There is no place for idealism in selling to BigCos. You have to work through the process and build your case or someone else will steal your deal, possibly with an inferior product.


Our post on how "rogue" cloud services are making their way into the Fortune 100/500/50 ... a response to 37Signals blog.


What makes Basecamp "cloud"? There's a material difference between software delivered as a service and ephemeral IT infrastructure (cloud computing).


I think of cloud using @davenielsen's OSSM description: services that are On-Demand, Self-Service, Scalable, Measureable. https://www.ibm.com/developerworks/mydeveloperworks/blogs/d8...


You're just talking about hosted software, then. That's been around since the 90s...

Using Cloud to mean abstracted server infrastructure is much more useful. Otherwise it's just a meaningless catch-all marketing term.

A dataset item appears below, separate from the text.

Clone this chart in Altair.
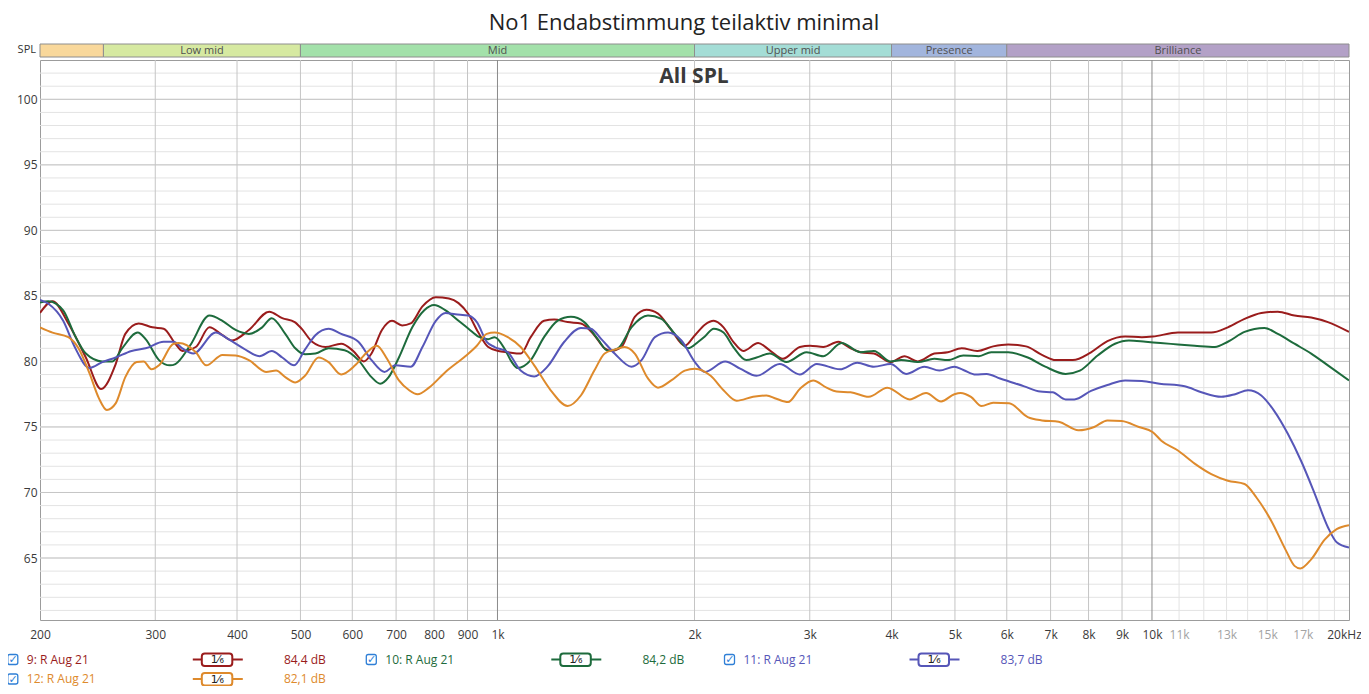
import altair as alt
import pandas as pd

FONT = "Open Sans"

# ---------------- data ----------------
red_f = [200, 209, 221, 235, 248, 261, 270, 283, 297, 309,
         322, 330, 346, 363, 380, 393, 417, 448, 469, 490,
         502, 521, 546, 577, 602, 625, 642, 666, 690, 715,
         737, 768, 805, 843, 872, 903, 935, 968, 1003, 1037,
         1085, 1124, 1178, 1221, 1280, 1341, 1406, 1458, 1492, 1547,
         1621, 1689, 1759, 1843, 1933, 2003, 2074, 2140, 2215, 2293,
         2375, 2502, 2606, 2730, 2897, 3003, 3147, 3317, 3464, 3588,
         3759, 3988, 4186, 4388, 4650, 4876, 5120, 5410, 5720, 6030,
         6420, 6790, 7130, 7570, 8070, 8550, 9100, 9650, 10030, 10956,
         11620, 12320, 13060, 13850, 14690, 15570, 16510, 17510, 18570, 20000]
red_db = [83.7, 84.6, 82.9, 80.3, 77.9, 79.8, 82.1, 82.9, 82.6, 82.5,
          81.35, 80.8, 81.1, 82.6, 82.0, 81.6, 82.4, 83.8, 83.3, 83.0,
          82.5, 81.5, 81.1, 81.35, 80.8, 80.0, 80.6, 82.4, 83.1, 82.75,
          82.9, 84.2, 84.9, 84.8, 84.45, 83.6, 82.2, 81.1, 80.8, 80.7,
          80.6, 81.85, 83.1, 83.2, 83.0, 82.9, 82.0, 81.0, 80.8, 81.1,
          83.4, 83.95, 83.65, 82.4, 81.2, 82.0, 82.8, 83.1, 82.6, 81.5,
          80.8, 81.4, 80.85, 80.2, 81.1, 81.2, 81.1, 81.5, 81.0, 80.7,
          80.6, 79.95, 80.4, 80.0, 80.6, 80.7, 81.0, 80.8, 81.15, 81.3,
          81.15, 80.5, 80.1, 80.1, 80.7, 81.55, 81.9, 81.85, 81.9, 82.2,
          82.2, 82.2, 82.6, 83.25, 83.7, 83.8, 83.5, 83.35, 83.0, 82.25]

green_f = [200, 206, 217, 226, 235, 249, 258, 267, 282, 290,
           304, 316, 322, 339, 363, 380, 398, 417, 437, 452,
           474, 491, 508, 527, 552, 584, 613, 642, 662, 682,
           707, 741, 773, 800, 833, 872, 903, 935, 968, 990,
           1027, 1050, 1073, 1124, 1178, 1235, 1295, 1357, 1423, 1475,
           1528, 1602, 1698, 1780, 1866, 1956, 2027, 2074, 2140, 2215,
           2293, 2400, 2488, 2606, 2763, 2967, 3147, 3356, 3588, 3759,
           3988, 4137, 4388, 4650, 4876, 5150, 5440, 5680, 6030, 6460,
           6870, 7380, 7760, 8260, 8780, 9220, 9780, 10300, 10956, 11620,
           12480, 13060, 13850, 14850, 15570, 16510, 17510, 18570, 20000]
green_db = [84.5, 84.6, 83.9, 82.0, 80.6, 80.0, 80.0, 81.0, 82.2, 81.7,
            80.1, 79.7, 79.8, 81.2, 83.5, 83.1, 82.4, 82.1, 82.6, 83.3,
            82.1, 81.0, 80.55, 80.6, 81.0, 80.85, 80.1, 78.8, 78.3, 78.8,
            80.3, 82.6, 83.9, 84.3, 83.9, 83.1, 82.5, 81.9, 81.7, 81.85,
            80.9, 80.0, 79.5, 80.1, 81.85, 83.1, 83.4, 83.0, 81.7, 80.8,
            81.0, 82.6, 83.5, 83.25, 82.1, 81.0, 81.5, 81.9, 82.5, 82.2,
            81.1, 80.1, 80.3, 80.6, 79.95, 80.7, 80.4, 81.4, 80.7, 80.8,
            80.0, 80.1, 79.95, 80.2, 80.1, 80.45, 80.4, 80.7, 80.7, 80.3,
            79.6, 79.05, 79.3, 80.45, 81.35, 81.6, 81.5, 81.4, 81.3, 81.2,
            81.1, 81.5, 82.25, 82.55, 82.1, 81.35, 80.6, 79.7, 78.55]

blue_f = [200, 206, 217, 226, 238, 249, 261, 276, 290, 309,
          320, 330, 343, 371, 388, 409, 433, 452, 469, 489,
          508, 527, 552, 577, 613, 642, 672, 698, 737, 768,
          805, 833, 862, 903, 930, 963, 990, 1037, 1085, 1138,
          1192, 1265, 1341, 1389, 1441, 1510, 1602, 1660, 1740, 1822,
          1910, 2003, 2074, 2228, 2348, 2488, 2699, 2897, 3075, 3337,
          3546, 3759, 3988, 4210, 4490, 4734, 4990, 5150, 5380, 5590,
          5860, 6380, 6750, 7050, 7380, 7610, 8070, 8550, 9100, 9650,
          10270, 11220, 11900, 12760, 13400, 14020, 14690, 15360, 16120, 16900,
          17730, 18570, 19150, 20000]
blue_db = [84.7, 84.4, 83.1, 81.1, 79.5, 79.95, 80.3, 80.8, 81.0, 81.5,
           81.5, 81.0, 80.6, 82.2, 81.7, 81.0, 80.4, 80.8, 80.3, 79.7,
           80.9, 82.0, 82.5, 82.1, 81.5, 80.1, 79.2, 79.7, 79.6, 81.1,
           83.1, 83.7, 83.6, 83.5, 83.0, 81.5, 81.1, 80.7, 79.3, 78.85,
           79.6, 81.5, 82.55, 82.5, 81.7, 80.6, 79.6, 80.1, 81.85, 82.2,
           81.6, 79.95, 79.2, 80.0, 79.45, 78.9, 79.8, 79.0, 79.8, 79.4,
           79.9, 79.6, 79.8, 79.05, 79.6, 79.3, 79.6, 79.35, 79.0, 79.05,
           78.7, 78.1, 77.7, 77.65, 77.1, 77.1, 77.75, 78.2, 78.55, 78.5,
           78.3, 78.1, 77.65, 77.3, 77.5, 77.8, 77.4, 76.25, 74.5, 72.4,
           69.9, 67.35, 66.2, 65.8]

orange_f = [200, 209, 221, 229, 238, 246, 253, 261, 270, 281,
            288, 296, 304, 320, 326, 346, 359, 380, 398, 417,
            443, 459, 474, 491, 508, 533, 552, 577, 606, 632,
            654, 678, 707, 733, 755, 786, 833, 893, 930, 963,
            990, 1037, 1085, 1138, 1206, 1280, 1341, 1406, 1458, 1510,
            1564, 1621, 1698, 1759, 1843, 1933, 2003, 2117, 2215, 2320,
            2458, 2576, 2667, 2780, 2897, 3036, 3183, 3297, 3464, 3692,
            3941, 4264, 4517, 4762, 4990, 5100, 5290, 5490, 5720, 6050,
            6460, 6790, 7200, 7720, 8160, 8550, 8990, 9550, 10030, 10335,
            10956, 11620, 12320, 13060, 13850, 14450, 15210, 16010, 16510, 16850,
            17510, 18360, 19150, 20000]
orange_db = [82.6, 82.2, 81.85, 81.0, 79.1, 77.2, 76.3, 76.8, 78.8, 79.95,
             80.0, 79.4, 79.7, 81.35, 81.4, 80.7, 79.7, 80.5, 80.45, 80.1,
             79.2, 79.3, 78.8, 78.4, 78.9, 80.3, 79.95, 79.0, 79.7, 80.7,
             81.2, 80.2, 78.55, 77.8, 77.5, 78.0, 79.2, 80.4, 81.2, 82.1,
             82.2, 81.85, 81.1, 79.7, 77.8, 76.6, 77.4, 79.3, 80.6, 80.9,
             81.1, 80.6, 78.7, 78.0, 78.55, 79.3, 79.45, 78.9, 77.8, 77.0,
             77.3, 77.4, 77.15, 76.9, 77.9, 78.55, 78.0, 77.7, 77.65, 77.3,
             78.0, 77.1, 77.6, 76.95, 77.5, 77.6, 77.3, 76.6, 76.85, 76.8,
             75.75, 75.5, 75.4, 74.75, 75.0, 75.5, 75.45, 75.0, 74.6, 73.95,
             73.2, 72.2, 71.4, 70.9, 70.65, 69.6, 67.85, 65.6, 64.4, 64.2,
             64.9, 66.4, 67.2, 67.5]

series_names = ["9: R Aug 21", "10: R Aug 21", "11: R Aug 21", "12: R Aug 21"]
series_levels = ["84,4 dB", "84,2 dB", "83,7 dB", "82,1 dB"]
series_colors = ["#9a1c1c", "#1d6b3c", "#5656b8", "#de8a2c"]
series_freqs = [red_f, green_f, blue_f, orange_f]
series_dbs = [red_db, green_db, blue_db, orange_db]

band_names = ["", "Low mid", "Mid", "Upper mid", "Presence", "Brilliance"]
band_lo = [200, 250, 500, 2000, 4000, 6000]
band_hi = [250, 500, 2000, 4000, 6000, 20000]
band_colors = ["#f9d89b", "#d6e9a1", "#a3e1aa", "#a4ddd6", "#a2b5dd", "#b3a1c7"]

grid_major_x = [1000, 10000]
grid_mid_x = [300, 400, 500, 600, 700, 800, 900,
              2000, 3000, 4000, 5000, 6000, 7000, 8000, 9000]
grid_minor_x = [11000, 12000, 13000, 14000, 15000, 16000, 17000, 18000, 19000]
grid_db_minor = list(range(61, 103))
grid_db_major = [65, 70, 75, 80, 85, 90, 95, 100]

x_tick_values = [200, 300, 400, 500, 600, 700, 800, 900, 1000, 2000, 3000, 4000,
                 5000, 6000, 7000, 8000, 9000, 10000, 11000, 13000, 15000, 17000, 20000]
y_tick_values = [65, 70, 75, 80, 85, 90, 95, 100]

title_text = "No1 Endabstimmung teilaktiv minimal"
subtitle_text = "All SPL"
strip_label = "SPL"
smoothing_text = "1\u2044\u2086"

# ---------------- chart ----------------
xscale = alt.Scale(type="log", domain=[200, 20000], nice=False)
yscale = alt.Scale(domain=[60.27, 103.0], nice=False, zero=False)
one = pd.DataFrame({"k": [0]})

x_axis = alt.Axis(
    values=x_tick_values,
    labelExpr="datum.value >= 20000 ? '20kHz' : (datum.value >= 1000 ? format(datum.value / 1000, 'd') + 'k' : format(datum.value, 'd'))",
    labelColor={"condition": {"test": "datum.value == 11000 || datum.value == 13000 || datum.value == 15000 || datum.value == 17000",
                              "value": "#a3a3a3"}, "value": "#3a3a3a"},
    labelOffset={"condition": {"test": "datum.value == 20000", "value": -5}, "value": 0},
    labelFont=FONT, labelFontSize=12, labelPadding=9, ticks=False, domain=False,
    grid=False, title=None, labelOverlap=False, labelFlush=False,
)
y_axis = alt.Axis(
    values=y_tick_values, labelFont=FONT, labelFontSize=12, labelColor="#3a3a3a",
    labelPadding=3, ticks=False, domain=False, grid=False, title=None,
)


def X(field):
    return alt.X(field, scale=xscale, axis=x_axis)


def Y(field):
    return alt.Y(field, scale=yscale, axis=y_axis)


def vrules(vals, color):
    return alt.Chart(pd.DataFrame({"f": vals})).mark_rule(color=color, strokeWidth=1).encode(
        x=X("f:Q"))


def hrules(vals, color):
    return alt.Chart(pd.DataFrame({"d": vals})).mark_rule(color=color, strokeWidth=1).encode(
        y=Y("d:Q"))


def txt(x, y, s, size=12, color="#333333", align="left", weight="normal", font=FONT):
    return alt.Chart(one).mark_text(
        font=font, fontSize=size, color=color, align=align, baseline="middle", fontWeight=weight
    ).encode(x=alt.value(x), y=alt.value(y), text=alt.value(s))


def box(x1, x2, y1, y2, stroke, sw, radius, fill="white"):
    return alt.Chart(one).mark_rect(
        fill=fill, stroke=stroke, strokeWidth=sw, cornerRadius=radius
    ).encode(x=alt.value(x1), x2=alt.value(x2), y=alt.value(y1), y2=alt.value(y2))


def hline(x1, x2, y, color, sw):
    return alt.Chart(one).mark_rule(color=color, strokeWidth=sw).encode(
        x=alt.value(x1), x2=alt.value(x2), y=alt.value(y))


layers = [
    hrules(grid_db_minor, "#e3e3e3"),
    vrules(grid_minor_x, "#e3e3e3"),
    hrules(grid_db_major, "#c5c5c5"),
    vrules(grid_mid_x, "#c5c5c5"),
    vrules(grid_major_x, "#8a8a8a"),
]

for f, d, c in zip(series_freqs, series_dbs, series_colors):
    df = pd.DataFrame({"f": f, "db": d})
    layers.append(
        alt.Chart(df).mark_line(color=c, strokeWidth=2, interpolate="monotone", clip=True).encode(
            x=X("f:Q"), y=Y("db:Q"))
    )

bands_df = pd.DataFrame({"name": band_names, "lo": band_lo, "hi": band_hi, "col": band_colors})
layers.append(
    alt.Chart(bands_df).mark_rect(stroke="#8e8e8e", strokeWidth=1).encode(
        x=X("lo:Q"), x2=alt.X2("hi:Q"),
        y=alt.value(-16), y2=alt.value(-3),
        fill=alt.Fill("col:N", scale=None),
    )
)
layers.append(
    alt.Chart(bands_df).transform_calculate(mid="sqrt(datum.lo * datum.hi)").mark_text(
        font=FONT, fontSize=11, color="#505050", baseline="middle", align="center"
    ).encode(x=X("mid:Q"), y=alt.value(-9.5), text="name:N")
)

layers.append(txt(-4, -10, strip_label, size=11, color="#333333", align="right"))
layers.append(txt(644, -37, title_text, size=22, color="#222222", align="center"))
layers.append(txt(654, 17, subtitle_text, size=21, color="#3a3a3a", align="center", weight="bold"))

# legend
col_x = [-27.2, 331.3, 689.5]
row_y = [599.5, 619]
for i in range(4):
    cx = col_x[i % 3]
    ry = row_y[i // 3]
    c = series_colors[i]
    layers.append(box(cx - 5, cx + 5, ry - 5, ry + 5, "#2f7fd6", 1.3, 2))
    layers.append(txt(cx + 0.3, ry + 0.5, "\u2713", size=11, color="#2f7fd6", align="center",
                      weight="bold", font="DejaVu Sans"))
    layers.append(txt(cx + 14, ry, series_names[i], size=12, color=c))
    layers.append(hline(cx + 180, cx + 230, ry, c, 2))
    layers.append(box(cx + 189, cx + 219.5, ry - 6, ry + 6.5, c, 2, 3))
    layers.append(txt(cx + 204.5, ry + 0.5, smoothing_text, size=11, color="#222222",
                      align="center", font="DejaVu Sans"))
    layers.append(txt(cx + 313, ry, series_levels[i], size=12, color=c, align="right"))

chart = alt.layer(*layers).properties(
    width=1309, height=560,
    padding={"left": 32, "top": 52, "right": 12, "bottom": 66},
    autosize=alt.AutoSizeParams(type="none"),
    background="white",
).configure_view(stroke="#9c9c9c", strokeWidth=1)

chart.save("out.html", embed_options={"renderer": "svg", "actions": False})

So, how do you pitch the CIO on something the company is already using?

Salesperson: This software is so easy and ... CIO: Won't it be a big learning curve Saleperson: Well, actually, your company is already using our software


Exactly.

What you pitch them is on buying larger license for the whole enterprise, increasing the usage and integrating deeper into their systems.

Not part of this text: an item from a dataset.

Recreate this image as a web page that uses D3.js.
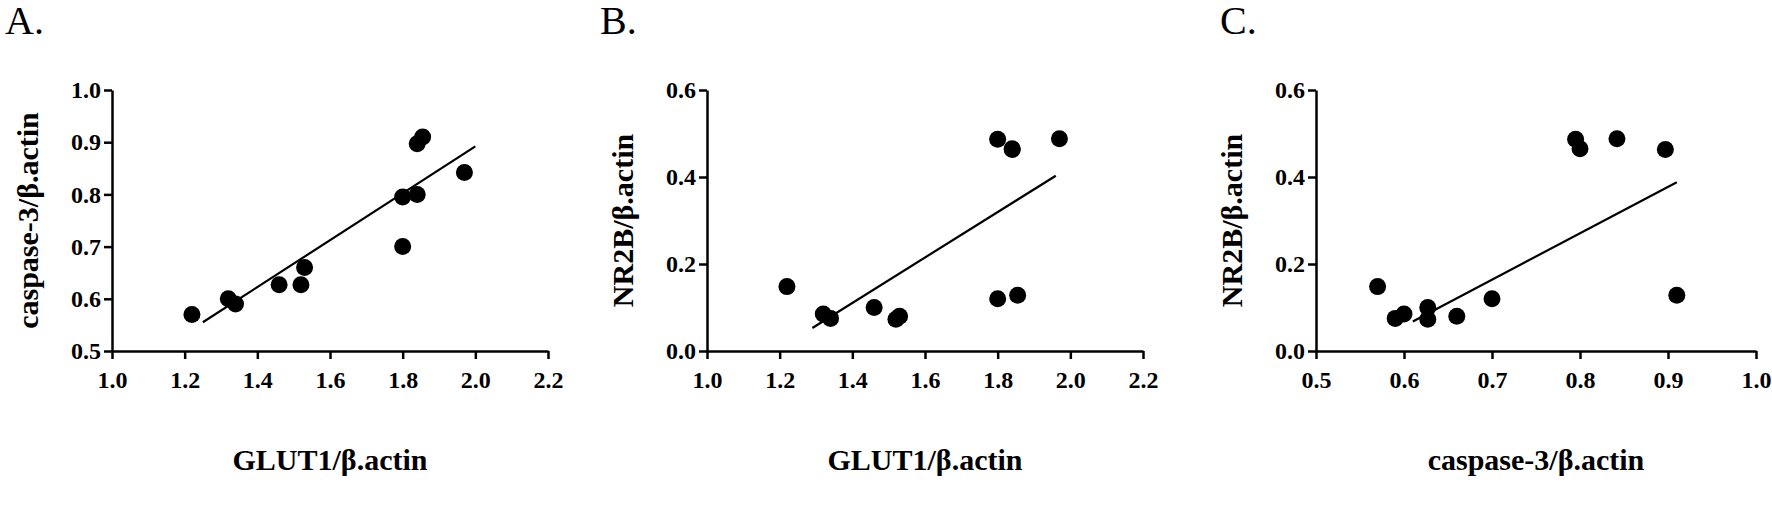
<!DOCTYPE html><html><head><script src="https://cdn.jsdelivr.net/npm/d3@7"></script>
<style>body{margin:0;background:#fff}</style></head><body><svg id="c" width="1772" height="512"></svg>
<script>
const glut1=[1.22,1.32,1.34,1.46,1.52,1.53,1.80,1.80,1.84,1.97,1.84,1.855];
const caspase3=[0.57,0.60,0.59,0.627,0.627,0.66,0.70,0.795,0.80,0.842,0.897,0.91];
const nr2b=[0.148,0.085,0.075,0.10,0.073,0.08,0.12,0.487,0.465,0.488,0.463,0.128];
const xTicksGlut=[1.0,1.2,1.4,1.6,1.8,2.0,2.2];
const yTicksCasp=[0.5,0.6,0.7,0.8,0.9,1.0];
const yTicksNr=[0.0,0.2,0.4,0.6];
const xTicksCasp=[0.5,0.6,0.7,0.8,0.9,1.0];
const fitA=[[1.25,0.555],[2.0,0.892]];
const fitB=[[1.29,0.053],[1.96,0.403]];
const fitC=[[0.61,0.068],[0.91,0.388]];
const panels=[
 {letter:"A.",lx:5,x0:112,w:436,xd:[1.0,2.2],yd:[0.5,1.0],xt:xTicksGlut,yt:yTicksCasp,xs:glut1,ys:caspase3,fit:fitA,xl:"GLUT1/β.actin",yl:"caspase-3/β.actin"},
 {letter:"B.",lx:600,x0:707,w:436,xd:[1.0,2.2],yd:[0,0.6],xt:xTicksGlut,yt:yTicksNr,xs:glut1,ys:nr2b,fit:fitB,xl:"GLUT1/β.actin",yl:"NR2B/β.actin"},
 {letter:"C.",lx:1220,x0:1316,w:440,xd:[0.5,1.0],yd:[0,0.6],xt:xTicksCasp,yt:yTicksNr,xs:caspase3,ys:nr2b,fit:fitC,xl:"caspase-3/β.actin",yl:"NR2B/β.actin"}];
const svg=d3.select("#c");const F="'Liberation Serif','Times New Roman',serif";
panels.forEach(p=>{
 const w=p.w;
 const x=d3.scaleLinear().domain(p.xd).range([p.x0,p.x0+w]);
 const y=d3.scaleLinear().domain(p.yd).range([351,90]);
 svg.append("text").attr("x",p.lx).attr("y",34).attr("font-family",F).attr("font-size",40).text(p.letter);
 const ga=svg.append("g").attr("transform","translate(0,351)").call(d3.axisBottom(x).tickValues(p.xt).tickFormat(d3.format(".1f")).tickSize(8).tickSizeOuter(0));
 const gb=svg.append("g").attr("transform",`translate(${p.x0},0)`).call(d3.axisLeft(y).tickValues(p.yt).tickFormat(d3.format(".1f")).tickSize(8).tickSizeOuter(0));
 [ga,gb].forEach(g=>{g.selectAll("path,line").attr("stroke","#000").attr("stroke-width",2.5);
  g.selectAll("text").attr("font-family",F).attr("font-size",24).attr("font-weight","bold").attr("fill","#000");});
 ga.selectAll("text").attr("dy","1.1em");
 svg.append("line").attr("x1",x(p.fit[0][0])).attr("y1",y(p.fit[0][1])).attr("x2",x(p.fit[1][0])).attr("y2",y(p.fit[1][1])).attr("stroke","#000").attr("stroke-width",2.2);
 svg.append("g").selectAll("circle").data(p.xs).join("circle").attr("cx",d=>x(d)).attr("cy",(d,i)=>y(p.ys[i])).attr("r",8.5).attr("fill","#000");
 svg.append("text").attr("x",p.x0+w/2).attr("y",470).attr("text-anchor","middle").attr("font-family",F).attr("font-size",30).attr("font-weight","bold").text(p.xl);
 svg.append("text").attr("transform",`translate(${p.x0-74},${(90+351)/2}) rotate(-90)`).attr("text-anchor","middle").attr("font-family",F).attr("font-size",30).attr("font-weight","bold").text(p.yl);
});
</script></body></html>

Getting from a handful of users to thousands is easier to do when you have both initial end user champions and the support of IT.


So does "the cloud" mean "web applications or services" now?



That's precisely how we look at it internally -- IaaS, PaaS, and SaaS. We speak in terms of "the cloud", as coarse and imprecise a term as it is, because that's what a lot of the people we're trying to reach are thinking in terms of and looking for. Plus, it just flows more smoothly than "IaaS/PaaS/SaaS" in a headline. :)


I like the terms *aaS, but I don't they don't exactly roll of the tongue (either four syllables or a too generic term that sounds silly and is easily confused with other things).